» **Task objective**:
Set each record down exactly, excluding all images.

» **Data to use**:
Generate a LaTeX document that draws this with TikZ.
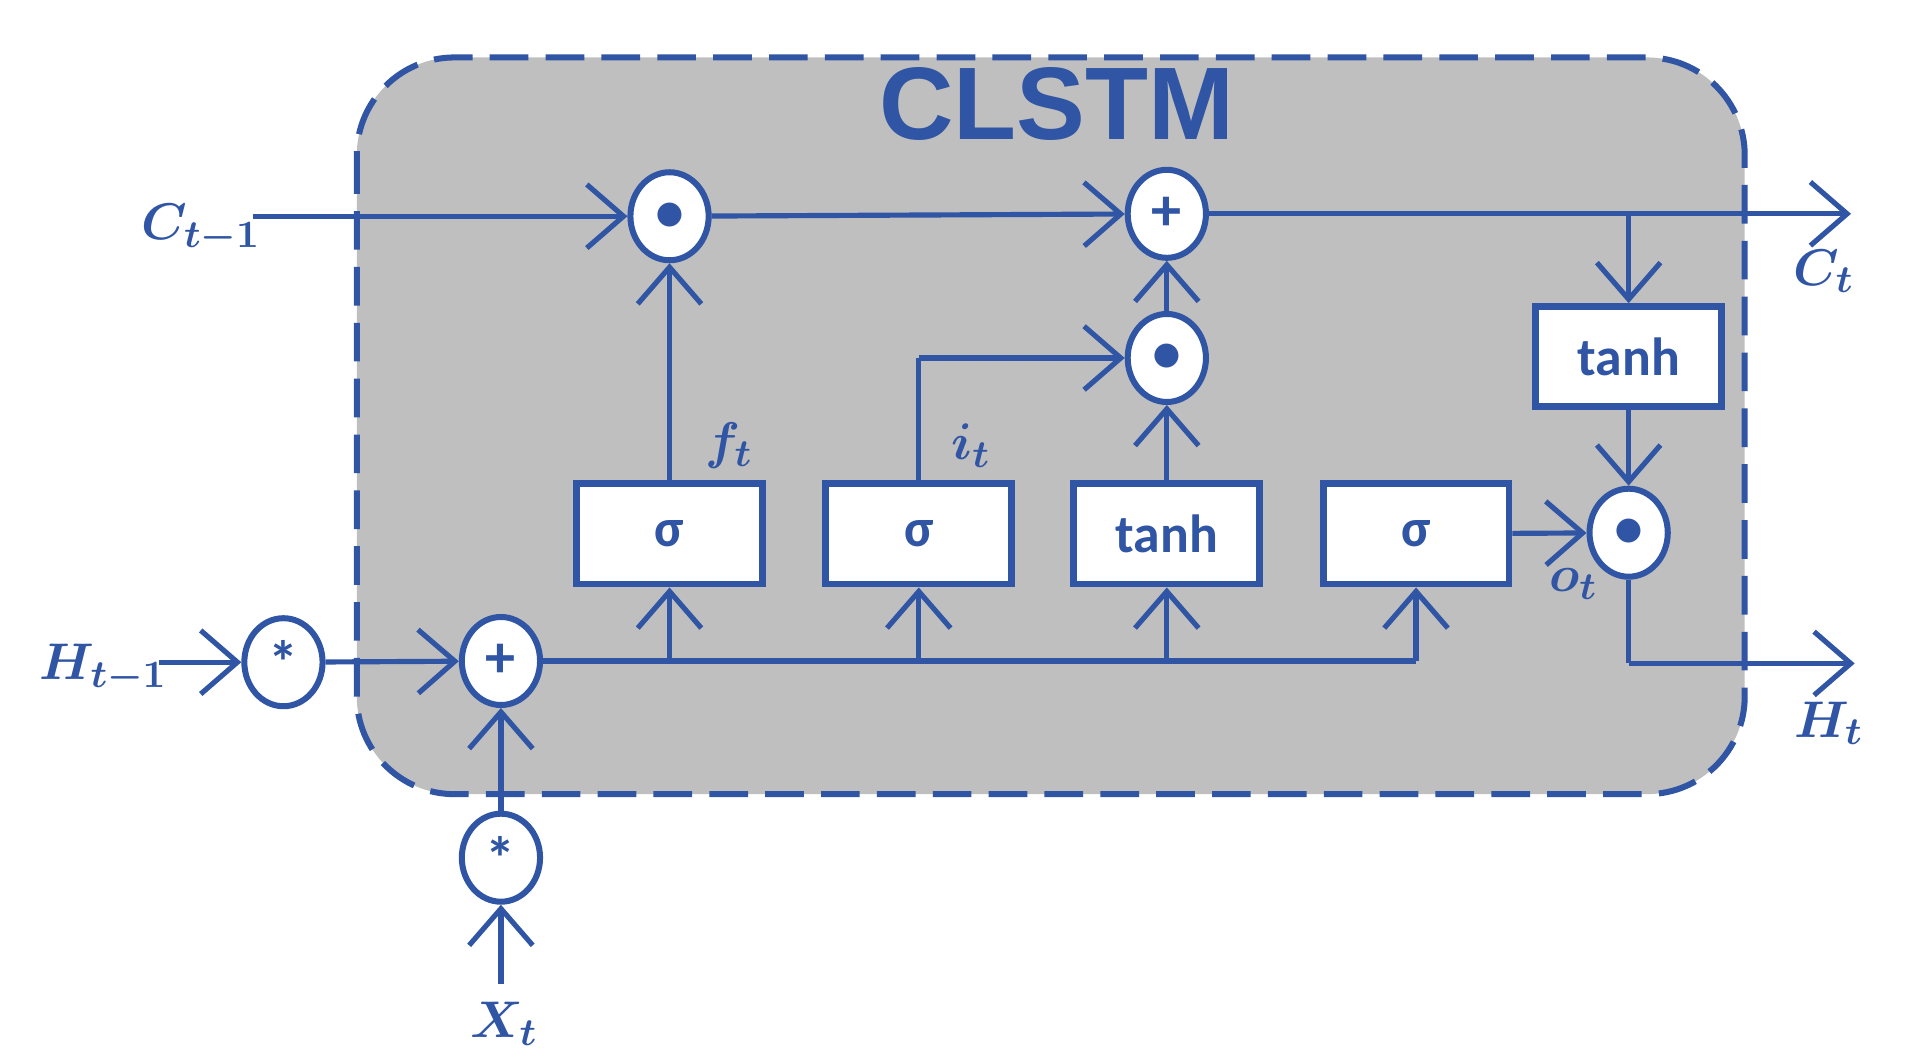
\documentclass[tikz,border=0pt]{standalone}
\usepackage{fontspec}
\setmainfont{Carlito}
\newfontfamily\titlefont{Liberation Sans}
\usepackage{amsmath,bm}
\usetikzlibrary{arrows.meta}
\definecolor{lb}{HTML}{2F55A4}
\definecolor{gr}{HTML}{BFBFBF}
\begin{document}
\begin{tikzpicture}[x=0.01cm,y=-0.01cm,
  line width=1.2pt, draw=lb,
  arr/.style={-{Straight Barb[length=0.3cm,width=0.52cm,line width=1.2pt]}},
  op/.style={ellipse,draw=lb,fill=white,line width=1.4pt,minimum width=0.64cm,minimum height=0.72cm,inner sep=0pt,text=lb,font=\bfseries\fontsize{14pt}{14pt}\selectfont},
  bx/.style={rectangle,draw=lb,fill=white,line width=1.6pt,minimum width=1.52cm,minimum height=0.82cm,text=lb,font=\bfseries\fontsize{12.5pt}{14pt}\selectfont},
  lab/.style={text=lb,font=\fontsize{13pt}{14pt}\selectfont}]
\useasboundingbox (0,0) rectangle (1560,870);
\usetikzlibrary{shapes.geometric}
\draw[lb,fill=gr,line width=1.4pt,dash pattern=on 9pt off 4pt,rounded corners=0.8cm] (292,47) rectangle (1428,650);
\node[text=lb,font=\titlefont\bfseries\fontsize{24pt}{24pt}\selectfont] (title) at (865,85) {CLSTM};
\node[op] (m1) at (548,177) {$\bullet$};
\node[op] (p1) at (955,175) {+};
\node[op] (m2) at (955,293) {$\bullet$};
\node[op] (m3) at (1333,436) {$\bullet$};
\node[op] (s1) at (232,542) {*};
\node[op] (p2) at (410,541) {+};
\node[op] (s2) at (410,702) {*};
\node[bx] (g1) at (548,437) {σ};
\node[bx] (g2) at (752,437) {σ};
\node[bx] (g3) at (955,437) {tanh};
\node[bx] (g4) at (1159,437) {σ};
\node[bx] (g5) at (1333,292) {tanh};
\coordinate (cin) at (207,177);
\coordinate (cout) at (1515,175);
\coordinate (hin) at (130,542);
\coordinate (hout) at (1518,543);
\coordinate (xin) at (410,805);
\coordinate (br) at (1333,175);
\coordinate (hc) at (1333,543);
\coordinate (ic) at (752,293);
\node[lab] (lc1) at (165,187) {$\boldsymbol{C_{t-1}}$};
\node[lab] (lc) at (1493,222) {$\boldsymbol{C_t}$};
\node[lab] (lh1) at (85,547) {$\boldsymbol{H_{t-1}}$};
\node[lab] (lh) at (1497,592) {$\boldsymbol{H_t}$};
\node[lab] (lx) at (413,838) {$\boldsymbol{X_t}$};
\node[lab] (lf) at (597,365) {$\boldsymbol{f_t}$};
\node[lab] (li) at (795,365) {$\boldsymbol{i_t}$};
\node[lab] (lo) at (1288,478) {$\boldsymbol{o_t}$};
\draw[arr] (cin) -- (m1);
\draw[arr] (m1) -- (p1);
\draw[arr] (p1) -- (cout);
\draw[arr] (br) -- (g5);
\draw[arr] (g5) -- (m3);
\draw[arr] (g4) -- (m3);
\draw (m3) -- (hc);
\draw[arr] (hc) -- (hout);
\draw[arr] (g1) -- (m1);
\draw (g2.north) -- (ic);
\draw[arr] (ic) -- (m2);
\draw[arr] (g3) -- (m2);
\draw[arr] (m2) -- (p1);
\draw[arr] (hin) -- (s1);
\draw[arr] (s1) -- (p2);
\draw[arr] (s2) -- (p2);
\draw[arr] (xin) -- (s2);
\draw (p2) -- (1159,541);
\draw[arr] (548,541) -- (g1);
\draw[arr] (752,541) -- (g2);
\draw[arr] (955,541) -- (g3);
\draw[arr] (1159,541) -- (g4);
\end{tikzpicture}
\end{document}
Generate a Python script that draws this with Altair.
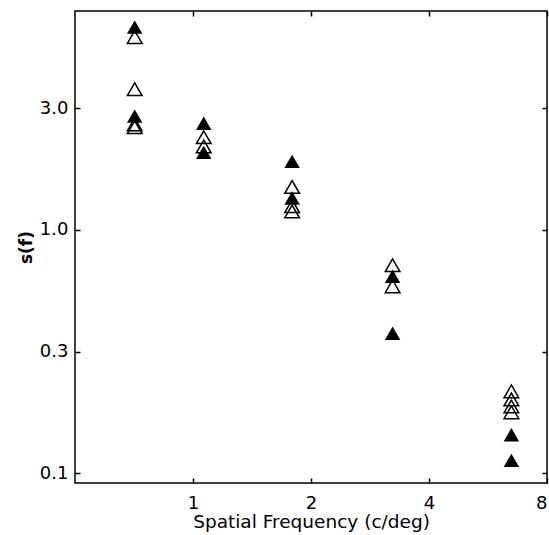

» **Expected answer**:
Generate a LaTeX document that draws this with TikZ.
\documentclass[tikz,border=0pt]{standalone}
\usepackage{fontspec}
\setmainfont{Carlito}
\newfontfamily\titlefont{Liberation Sans}
\usepackage{amsmath,bm}
\usetikzlibrary{arrows.meta}
\definecolor{lb}{HTML}{2F55A4}
\definecolor{gr}{HTML}{BFBFBF}
\begin{document}
\begin{tikzpicture}[x=0.01cm,y=-0.01cm,
  line width=1.2pt, draw=lb,
  arr/.style={-{Straight Barb[length=0.3cm,width=0.52cm,line width=1.2pt]}},
  op/.style={ellipse,draw=lb,fill=white,line width=1.4pt,minimum width=0.64cm,minimum height=0.72cm,inner sep=0pt,text=lb,font=\bfseries\fontsize{14pt}{14pt}\selectfont},
  bx/.style={rectangle,draw=lb,fill=white,line width=1.6pt,minimum width=1.52cm,minimum height=0.82cm,text=lb,font=\bfseries\fontsize{12.5pt}{14pt}\selectfont},
  lab/.style={text=lb,font=\fontsize{13pt}{14pt}\selectfont}]
\useasboundingbox (0,0) rectangle (1560,870);
\usetikzlibrary{shapes.geometric}
\draw[lb,fill=gr,line width=1.4pt,dash pattern=on 9pt off 4pt,rounded corners=0.8cm] (292,47) rectangle (1428,650);
\node[text=lb,font=\titlefont\bfseries\fontsize{24pt}{24pt}\selectfont] (title) at (865,85) {CLSTM};
\node[op] (m1) at (548,177) {$\bullet$};
\node[op] (p1) at (955,175) {+};
\node[op] (m2) at (955,293) {$\bullet$};
\node[op] (m3) at (1333,436) {$\bullet$};
\node[op] (s1) at (232,542) {*};
\node[op] (p2) at (410,541) {+};
\node[op] (s2) at (410,702) {*};
\node[bx] (g1) at (548,437) {σ};
\node[bx] (g2) at (752,437) {σ};
\node[bx] (g3) at (955,437) {tanh};
\node[bx] (g4) at (1159,437) {σ};
\node[bx] (g5) at (1333,292) {tanh};
\coordinate (cin) at (207,177);
\coordinate (cout) at (1515,175);
\coordinate (hin) at (130,542);
\coordinate (hout) at (1518,543);
\coordinate (xin) at (410,805);
\coordinate (br) at (1333,175);
\coordinate (hc) at (1333,543);
\coordinate (ic) at (752,293);
\node[lab] (lc1) at (165,187) {$\boldsymbol{C_{t-1}}$};
\node[lab] (lc) at (1493,222) {$\boldsymbol{C_t}$};
\node[lab] (lh1) at (85,547) {$\boldsymbol{H_{t-1}}$};
\node[lab] (lh) at (1497,592) {$\boldsymbol{H_t}$};
\node[lab] (lx) at (413,838) {$\boldsymbol{X_t}$};
\node[lab] (lf) at (597,365) {$\boldsymbol{f_t}$};
\node[lab] (li) at (795,365) {$\boldsymbol{i_t}$};
\node[lab] (lo) at (1288,478) {$\boldsymbol{o_t}$};
\draw[arr] (cin) -- (m1);
\draw[arr] (m1) -- (p1);
\draw[arr] (p1) -- (cout);
\draw[arr] (br) -- (g5);
\draw[arr] (g5) -- (m3);
\draw[arr] (g4) -- (m3);
\draw (m3) -- (hc);
\draw[arr] (hc) -- (hout);
\draw[arr] (g1) -- (m1);
\draw (g2.north) -- (ic);
\draw[arr] (ic) -- (m2);
\draw[arr] (g3) -- (m2);
\draw[arr] (m2) -- (p1);
\draw[arr] (hin) -- (s1);
\draw[arr] (s1) -- (p2);
\draw[arr] (s2) -- (p2);
\draw[arr] (xin) -- (s2);
\draw (p2) -- (1159,541);
\draw[arr] (548,541) -- (g1);
\draw[arr] (752,541) -- (g2);
\draw[arr] (955,541) -- (g3);
\draw[arr] (1159,541) -- (g4);
\end{tikzpicture}
\end{document}
Generate a Python script that draws this with Altair.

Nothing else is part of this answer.